Given exercise: Find each line with the word "this" and copy it.

Dataset section:
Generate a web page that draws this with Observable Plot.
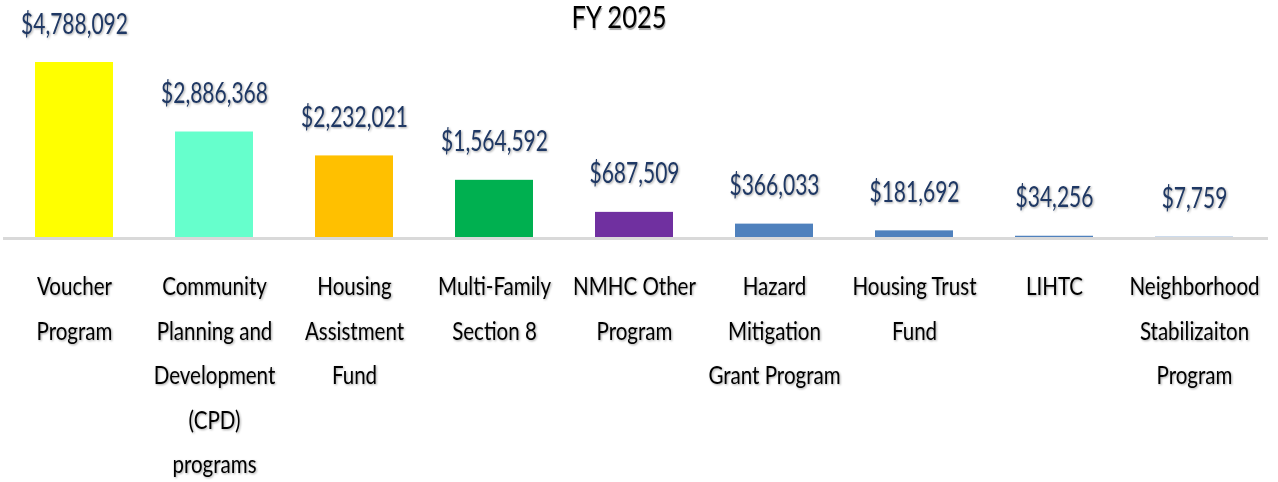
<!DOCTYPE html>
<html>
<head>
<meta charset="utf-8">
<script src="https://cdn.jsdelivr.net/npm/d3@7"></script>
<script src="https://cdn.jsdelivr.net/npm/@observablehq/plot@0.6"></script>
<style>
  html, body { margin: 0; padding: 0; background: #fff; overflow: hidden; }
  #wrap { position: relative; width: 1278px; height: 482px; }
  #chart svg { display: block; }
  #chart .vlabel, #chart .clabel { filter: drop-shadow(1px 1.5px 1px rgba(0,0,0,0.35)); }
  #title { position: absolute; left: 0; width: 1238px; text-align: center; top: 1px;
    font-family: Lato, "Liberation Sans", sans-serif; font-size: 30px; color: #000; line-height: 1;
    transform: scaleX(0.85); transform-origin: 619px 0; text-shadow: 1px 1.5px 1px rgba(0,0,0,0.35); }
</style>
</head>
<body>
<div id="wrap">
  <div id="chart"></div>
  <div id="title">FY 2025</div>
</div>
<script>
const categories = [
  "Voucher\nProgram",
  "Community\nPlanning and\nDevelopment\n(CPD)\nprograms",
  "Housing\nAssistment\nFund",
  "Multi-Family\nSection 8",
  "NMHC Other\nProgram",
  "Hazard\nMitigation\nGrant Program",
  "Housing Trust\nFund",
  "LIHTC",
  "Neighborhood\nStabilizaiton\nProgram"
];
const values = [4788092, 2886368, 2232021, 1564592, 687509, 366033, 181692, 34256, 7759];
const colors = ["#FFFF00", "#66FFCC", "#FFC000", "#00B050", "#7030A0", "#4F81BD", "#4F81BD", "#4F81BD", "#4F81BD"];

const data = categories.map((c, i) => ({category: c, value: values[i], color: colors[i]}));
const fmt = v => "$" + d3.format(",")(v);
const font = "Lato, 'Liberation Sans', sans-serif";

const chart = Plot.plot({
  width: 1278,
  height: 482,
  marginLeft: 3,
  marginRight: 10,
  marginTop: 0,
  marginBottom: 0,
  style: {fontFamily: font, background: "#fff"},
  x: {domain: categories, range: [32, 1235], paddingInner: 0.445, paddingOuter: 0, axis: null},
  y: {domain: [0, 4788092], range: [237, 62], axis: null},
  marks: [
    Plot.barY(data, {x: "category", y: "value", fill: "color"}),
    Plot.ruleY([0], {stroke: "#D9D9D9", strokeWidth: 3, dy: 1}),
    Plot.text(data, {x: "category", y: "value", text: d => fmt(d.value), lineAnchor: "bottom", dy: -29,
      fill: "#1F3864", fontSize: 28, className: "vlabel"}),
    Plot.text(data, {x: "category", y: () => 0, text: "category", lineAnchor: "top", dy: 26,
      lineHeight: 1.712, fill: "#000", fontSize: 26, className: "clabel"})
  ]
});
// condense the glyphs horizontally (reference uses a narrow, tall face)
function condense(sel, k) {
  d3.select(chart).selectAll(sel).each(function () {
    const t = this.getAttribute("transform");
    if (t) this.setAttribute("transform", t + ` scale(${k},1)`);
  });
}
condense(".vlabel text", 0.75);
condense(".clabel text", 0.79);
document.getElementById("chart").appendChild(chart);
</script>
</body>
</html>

Correct answer:
Generate a web page that draws this with Observable Plot.
    const t = this.getAttribute("transform");
    if (t) this.setAttribute("transform", t + ` scale(${k},1)`);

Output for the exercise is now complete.